Grilled Cheese and Tomato Soup

Tomato Bisque
20 mins

Roasted Tomato Soup Recipe
Video
Ingredients
- 3 pounds fresh tomatoes (mix larger and smaller varieties)
- 2 tablespoons olive oil
- 1 medium onion, cut into wedges
- Salt and pepper, to taste
- 6 tablespoons butter
- ⅓ cup flour
- 1 cup half and half (or heavy cream)
- 5 cups chicken or vegetable broth
- 1½ teaspoons salt
- 1 tablespoon sugar
- 1 teaspoon dried basil (or 1 Tbsp fresh)
- 1 teaspoon garlic powder
Instructions
- Preheat the oven to 450°F (230°C).
- Place tomatoes and onion on a rimmed baking sheet. Drizzle with olive oil and season with salt and pepper.
- Roast 25–30 minutes until softened and slightly caramelized. Cool 10–15 minutes.
- Blend roasted vegetables and pan juices until smooth. Strain if you prefer a very smooth texture.
- In a large pot, melt butter over medium heat. Stir in flour and cook 2–3 minutes until golden.
- Slowly whisk in half-and-half, then gradually add broth, whisking to combine and prevent lumps.

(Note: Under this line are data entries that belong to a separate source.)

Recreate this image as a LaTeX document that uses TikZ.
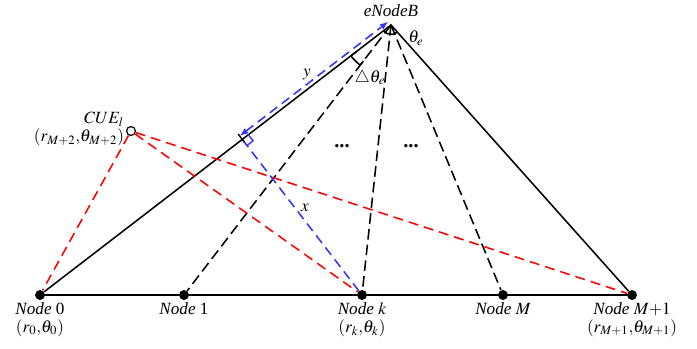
\documentclass[tikz,border=0pt]{standalone}
\usepackage{mathptmx}
\usepackage{fontspec}
\setmainfont{Liberation Serif}
\usetikzlibrary{arrows.meta, positioning, calc}
\definecolor{dimblue}{RGB}{51,51,255}

\begin{document}
\begin{tikzpicture}[
    x=0.0205cm, y=-0.0205cm,
    dot/.style={circle, fill=black, inner sep=0pt, minimum size=5.8pt},
    cuedot/.style={circle, draw, fill=white, line width=0.7pt, inner sep=0pt, minimum size=5.2pt},
    lbl/.style={align=center, font=\normalsize, inner sep=1pt},
    edge/.style={line width=0.9pt},
    beam/.style={line width=0.9pt, dash pattern=on 6.2pt off 3pt},
    link/.style={red, line width=0.9pt, dash pattern=on 5.8pt off 3.5pt},
    proj/.style={dimblue, line width=0.9pt, dash pattern=on 5.5pt off 3.3pt},
    dimarrow/.style={{Latex[length=5pt]}-{Latex[length=5pt]}, dimblue, line width=0.9pt, dash pattern=on 5.5pt off 3.3pt}
]
\useasboundingbox (0,0) rectangle (697,348);

\coordinate (enb) at (391,25);
\node[dot] (n0) at (40,295) {};
\node[dot] (n1) at (184,295) {};
\node[dot] (nk) at (362,295) {};
\node[dot] (nm) at (503,295) {};
\node[dot] (nm1) at (632,295) {};
\node[cuedot] (cue) at (131,131) {};

\node[lbl, below=0pt of n0] (l0) {\textit{Node} 0\\[-1.5pt]$(r_0{,}\theta_0)$};
\node[lbl, below=0pt of n1] (l1) {\textit{Node} 1};
\node[lbl, below=0pt of nk] (lk) {\textit{Node} $k$\\[-1.5pt]$(r_k{,}\theta_k)$};
\node[lbl, below=0pt of nm] (lm) {\textit{Node} $M$};
\node[lbl, below=0pt of nm1] (lm1) {\textit{Node} $M{+}1$\\[-1.5pt]$(r_{M+1}{,}\theta_{M+1})$};
\node[lbl, align=right, anchor=east] (cuelbl) at (126,129) {$CUE_l$\\[-1.5pt]$(r_{M+2}{,}\theta_{M+2})$};
\node[lbl] (enblbl) at (391,11) {\textit{eNodeB}};

% cell edges and beams
\draw[edge] (n0) -- (enb) -- (nm1);
\draw[edge] (n0) -- (nm1);
\foreach \n in {n1,nk,nm}
    \draw[beam] (enb) -- (\n);

% interference links from the CUE
\foreach \n in {n0,nk,nm1}
    \draw[link] (cue) -- (\n);

% projection of node k on the edge
\coordinate (foot) at ($(n0)!(nk)!(enb)$);
\draw[proj] (nk) -- (foot);
\coordinate (ra) at ($(foot)!4.5pt!(enb)$);
\coordinate (rb) at ($(foot)!4.5pt!(nk)$);
\draw[dimblue, line width=0.8pt] (ra) -- ($(ra)+(rb)-(foot)$) -- (rb);
\draw[line width=0.8pt] ($(foot)!-2pt!90:(enb)$) -- ($(foot)!4pt!90:(enb)$);
\draw[dimarrow] ($(foot)!2.5pt!90:(enb)$) -- ($(enb)!2.5pt!-90:(foot)$);

% angles
\draw[edge] (enb) ++(217.6:5.5pt) arc[start angle=217.6, end angle=311.6, radius=5.5pt];
\draw[edge] (enb) ++(217.6:25pt) -- ++(217.6:4.5pt) arc[start angle=217.6, end angle=232.5, radius=29.5pt] -- ++(52.5:3pt);

\node[lbl] (thlbl) at (416,38) {$\theta_e$};
\node[lbl] (dthlbl) at (370,78) {$\triangle\theta_e$};
\node[lbl] (ylbl) at (307,75) {$y$};
\node[lbl] (xlbl) at (305,208) {$x$};
\node[lbl, anchor=base, font=\large\bfseries] (dotsa) at (342,147) {...};
\node[lbl, anchor=base, font=\large\bfseries] (dotsb) at (411,147) {...};
\end{tikzpicture}
\end{document}
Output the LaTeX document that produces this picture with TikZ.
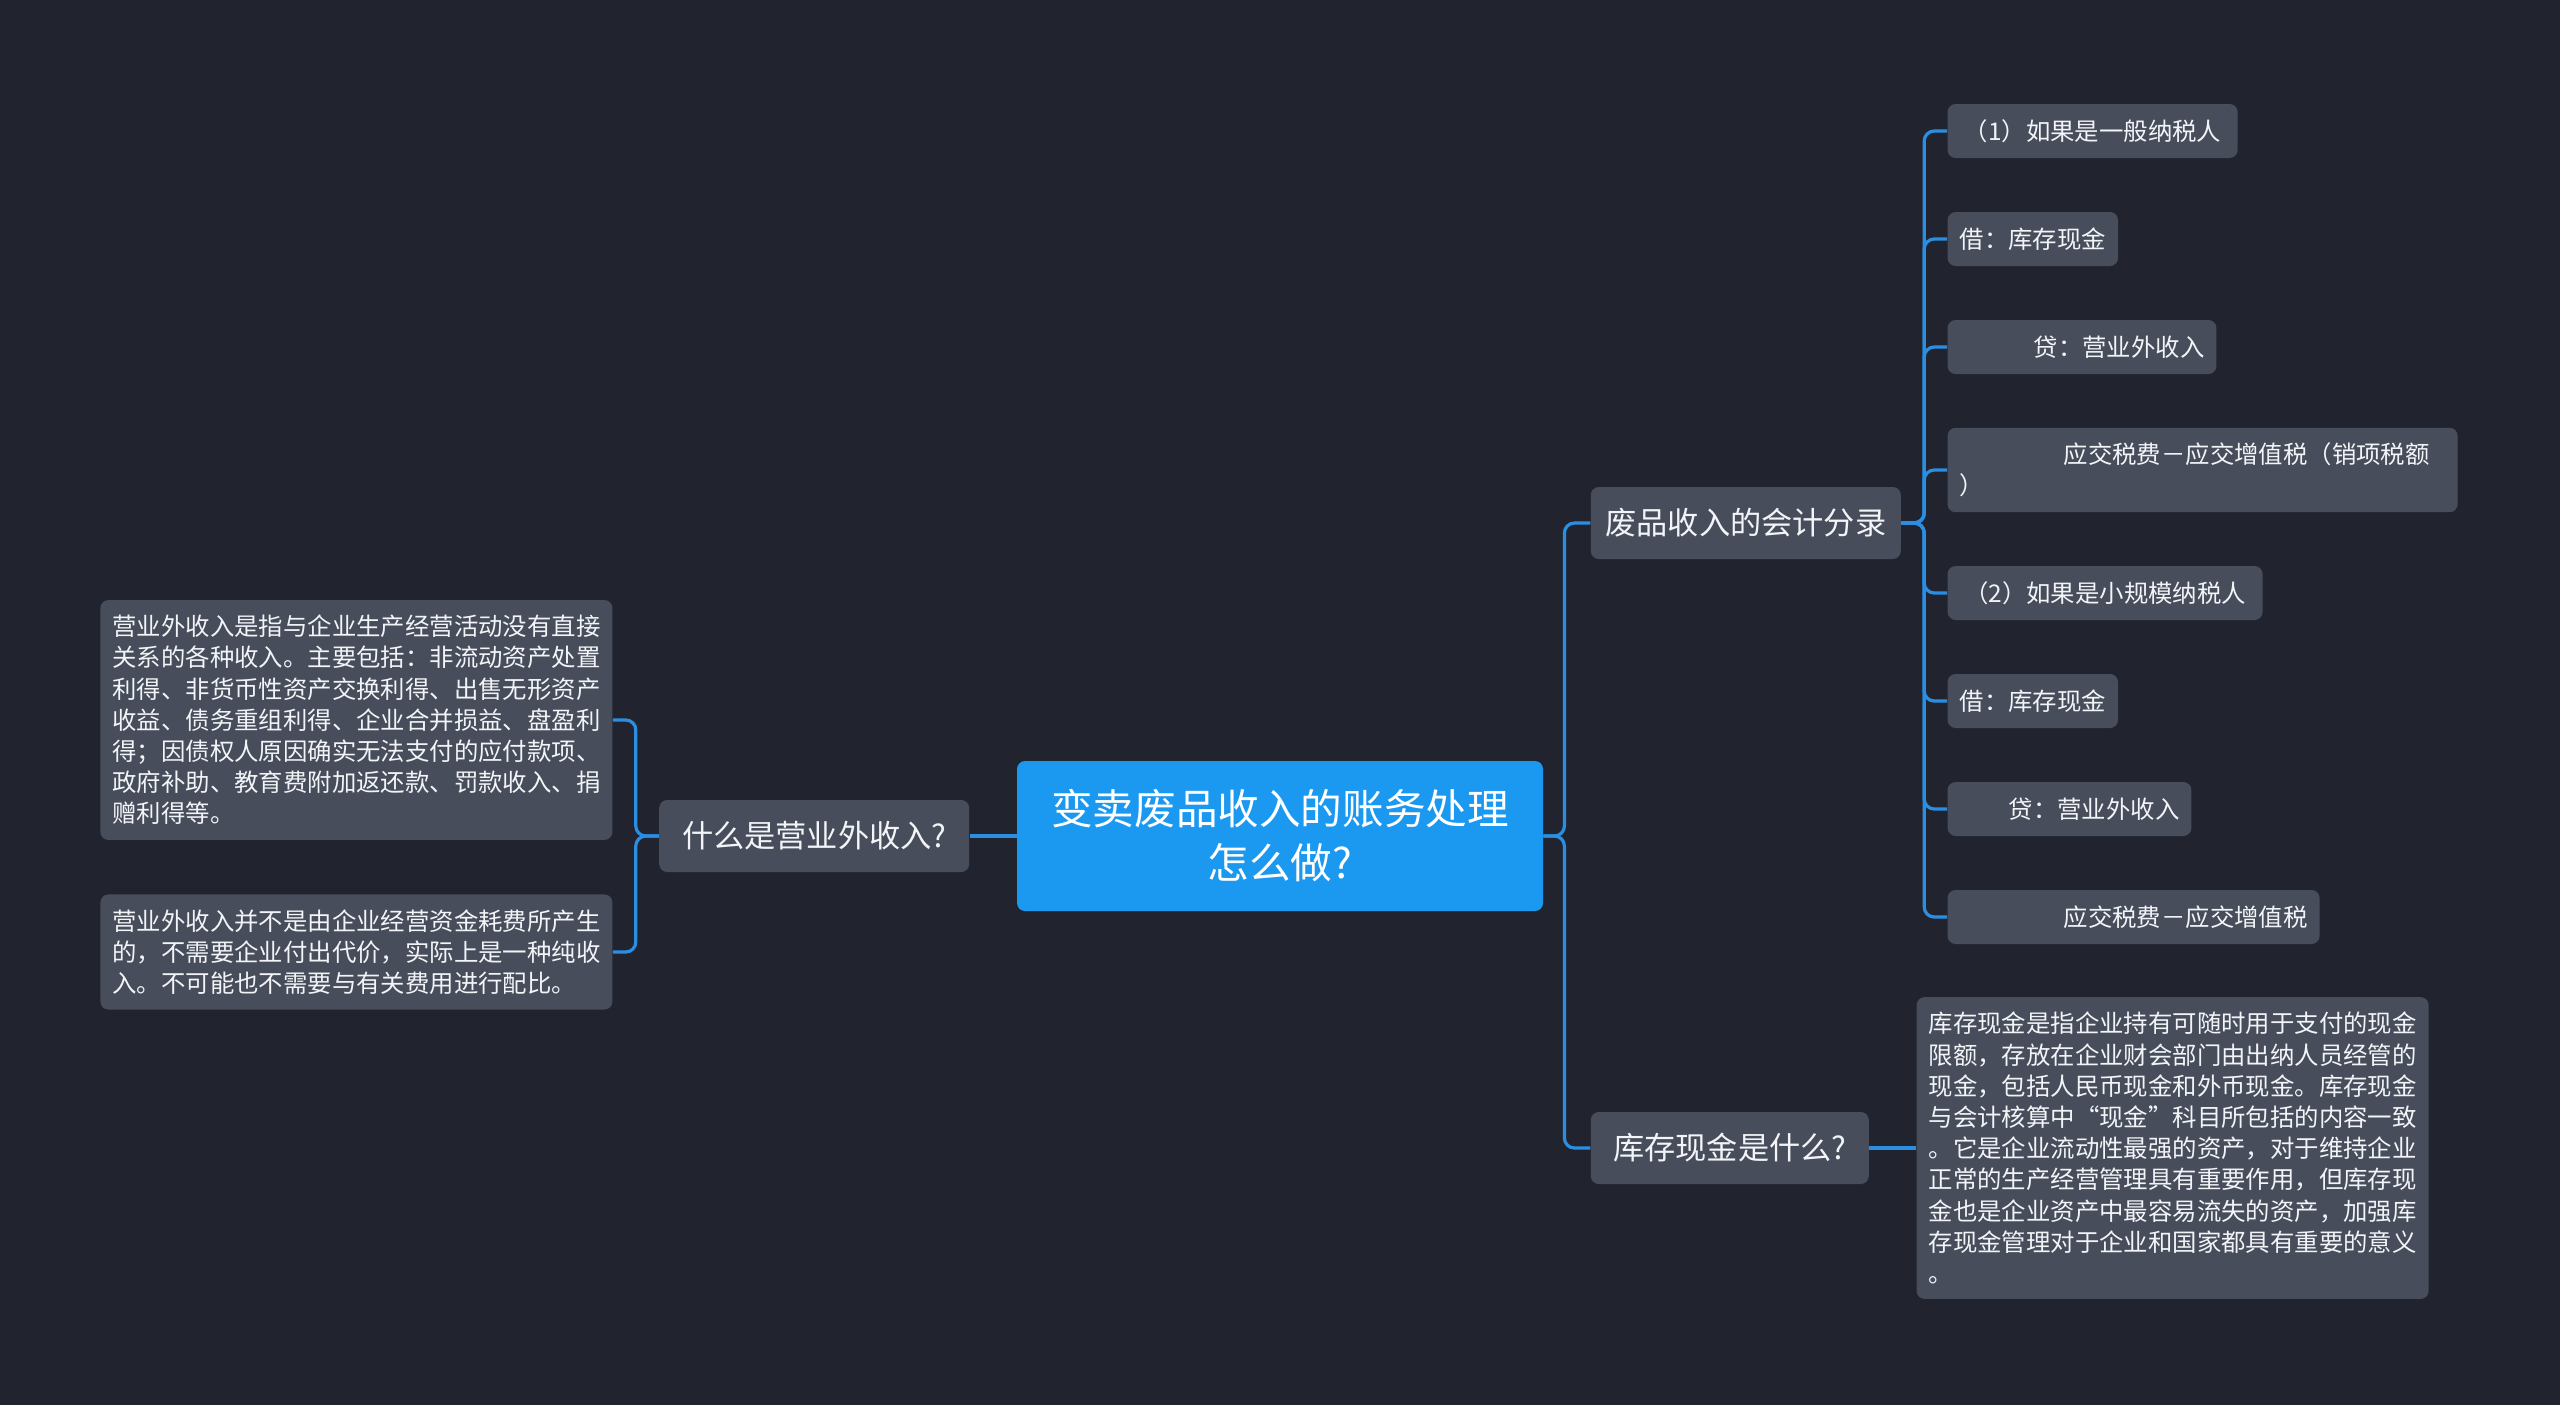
\documentclass[tikz,border=0pt]{standalone}
\usepackage{fontspec}
\setmainfont{Noto Sans CJK SC}
\usepackage{tikz}
\usetikzlibrary{positioning,shapes}
\definecolor{bgdark}{HTML}{21242F}
\definecolor{rootblue}{HTML}{1B98F0}
\definecolor{nodegray}{HTML}{474D5B}
\definecolor{linkblue}{HTML}{2A8EE2}
\definecolor{textwhite}{HTML}{F2F4F7}

\begin{document}
\begin{tikzpicture}[x=0.5pt, y=-0.5pt]
    \tikzstyle{root} = [rectangle, fill=rootblue, text=white, rounded corners=4pt, minimum width=263pt, minimum height=75pt, align=center, font=\fontsize{20.8}{27}\selectfont]
    \tikzstyle{topic} = [rectangle, fill=nodegray, text=textwhite, rounded corners=4pt, minimum height=36pt, font=\fontsize{15.6}{20}\selectfont]
    \tikzstyle{leaf} = [rectangle, fill=nodegray, text=textwhite, rounded corners=4pt, inner xsep=6pt, inner ysep=7.5pt, minimum height=27pt, align=left, font=\fontsize{12.2}{15.6}\selectfont]
    \tikzstyle{line} = [draw=linkblue, line width=1.6pt, rounded corners=5pt]

    % Background
    \fill [bgdark] (0,0) rectangle (2560,1405);

    % Root
    \node [root] (root) at (1280,836) {变卖废品收入的账务处理\\怎么做?};

    % What is non-operating income
    \node [topic, minimum width=155pt, left=23.5pt of root] (income) {什么是营业外收入?};

    % Income explanations
    \node [leaf, left=23pt of income, yshift=58pt] (l1) {营业外收入是指与企业生产经营活动没有直接\\关系的各种收入。主要包括：非流动资产处置\\利得、非货币性资产交换利得、出售无形资产\\收益、债务重组利得、企业合并损益、盘盈利\\得；因债权人原因确实无法支付的应付款项、\\政府补助、教育费附加返还款、罚款收入、捐\\赠利得等。};
    \node [leaf, left=23pt of income, yshift=-58pt] (l2) {营业外收入并不是由企业经营资金耗费所产生\\的，不需要企业付出代价，实际上是一种纯收\\入。不可能也不需要与有关费用进行配比。};

    % Accounting entries
    \node [topic, minimum width=155pt, right=23.5pt of root, yshift=156.5pt] (fp) {废品收入的会计分录};

    % General taxpayer
    \node [leaf, minimum width=145pt, right=23pt of fp, yshift=196pt] (c1) {（1）如果是一般纳税人};
    \node [leaf, right=23pt of fp, yshift=142pt] (c2) {借：库存现金};
    \node [leaf, right=23pt of fp, yshift=88pt] (c3) {\hspace*{37pt}贷：营业外收入};
    \node [leaf, text width=243pt, right=23pt of fp, yshift=26.5pt] (c4) {\hspace*{52pt}应交税费－应交增值税（销项税额\\）};

    % Small-scale taxpayer
    \node [leaf, minimum width=157.5pt, right=23pt of fp, yshift=-35pt] (c5) {（2）如果是小规模纳税人};
    \node [leaf, right=23pt of fp, yshift=-89pt] (c6) {借：库存现金};
    \node [leaf, right=23pt of fp, yshift=-143pt] (c7) {\hspace*{24.5pt}贷：营业外收入};
    \node [leaf, right=23pt of fp, yshift=-197pt] (c8) {\hspace*{52pt}应交税费－应交增值税};

    % What is cash on hand
    \node [topic, minimum width=139pt, right=23.5pt of root, yshift=-156pt] (cash) {库存现金是什么?};
    \node [leaf, right=23.5pt of cash] (cashdesc) {库存现金是指企业持有可随时用于支付的现金\\限额，存放在企业财会部门由出纳人员经管的\\现金，包括人民币现金和外币现金。库存现金\\与会计核算中“现金”科目所包括的内容一致\\。它是企业流动性最强的资产，对于维持企业\\正常的生产经营管理具有重要作用，但库存现\\金也是企业资产中最容易流失的资产，加强库\\存现金管理对于企业和国家都具有重要的意义\\。};

    % Lines
    \path [line] (root.west) -- (income.east);
    \path [line] (income.west) -- ++(-23,0) |- (l1.east);
    \path [line] (income.west) -- ++(-23,0) |- (l2.east);
    \path [line] (root.east) -- ++(21,0) |- (fp.west);
    \path [line] (root.east) -- ++(21,0) |- (cash.west);
    \path [line] (fp.east) -- ++(23,0) |- (c1.west);
    \path [line] (fp.east) -- ++(23,0) |- (c2.west);
    \path [line] (fp.east) -- ++(23,0) |- (c3.west);
    \path [line] (fp.east) -- ++(23,0) |- (c4.west);
    \path [line] (fp.east) -- ++(23,0) |- (c5.west);
    \path [line] (fp.east) -- ++(23,0) |- (c6.west);
    \path [line] (fp.east) -- ++(23,0) |- (c7.west);
    \path [line] (fp.east) -- ++(23,0) |- (c8.west);
    \path [line] (cash.east) -- (cashdesc.west);

\end{tikzpicture}
\end{document}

- Add salt, sugar, dried basil, and garlic powder. Stir in the tomato puree and simmer 10–15 minutes until thickened and flavorful.
Notes
Store. Refrigerate cooled soup in airtight containers for up to 5 days.
Freeze. Freeze in freezer-safe containers for up to 3 months. Thaw in the fridge before reheating.
Reheat. Warm in the microwave, on the stovetop, or in a slow cooker until heated through, stirring occasionally.
Nutrition
Calories: 289 kcal • Carbs: 21 g • Protein: 6 g • Fat: 22 g
Nutrition information is an approximation.